There's far more for even a spectator to sit back and enjoy here than you can usually count on from an XBLA game. Levels play out across misty Victorian cityscapes built from girders, water towers, and huge, skeletal clock faces. Stars twinkle sharply, Winterbottom's own animations are a restrained series of beautiful captured waddles and pompous smacks of the umbrella, and few moments are allowed to pass without the intrusion of something delightful like a mechanical claw or the juddery lapping of cardboard waves.

Like Henry Hatsworth on the DS, another busy-headed platformer with a quirky sense of priorities, this is 1890s Britain redesigned by enthusiastic anglophile Americans; even after hours of staring at the same puzzle, Winterbottom simply refuses to get old.

The opening cinematic makes it abundantly clear that Winterbottom is both a cad and a bounder. Expect similar stuff in the next iteration of Tetris.
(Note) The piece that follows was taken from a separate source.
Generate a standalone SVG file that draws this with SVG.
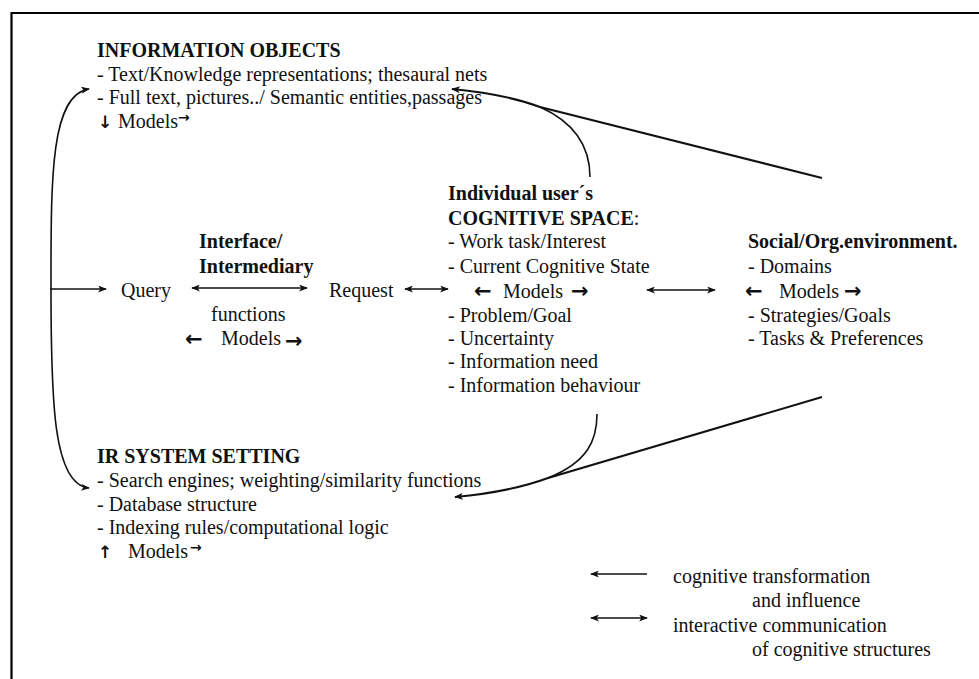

Even when it does start to make your brain ache, you still won't really care, because developer The Odd Gentlemen's game does such a good job of explaining itself. Winterbottom's ceaseless quest for pies is too smugly self-aware for its own good, but as motivations go it means every level has a distinct objective from the start: collect anything with a crust, no matter how impossible it seems. It also ensures that the pastry-covered delights can be, like Mario's coins, a kind of constant subtextural prompt, giving you a gentle subconscious nudge towards the solution when you need it most.

On top of that, the nursery rhyme tutorial introduces Winterbottom's smart collection of powers in the least threatening of manners. It's a one-two combo: the first beat introducing you to an idea in as simple a means as possible, the second making you realise the potential implications.

At the most basic level, then, Winterbottom can do everything a natty Victorian chap should be able to do. He can podge around levels in a sweaty wobble, leap from one chimneypot to the next with well-bred sprightliness, and either unfurl his brolly for a dreamy downward glide or use it as a gentlemanly cudgel on switches, recalcitrant machinery, or other annoyances.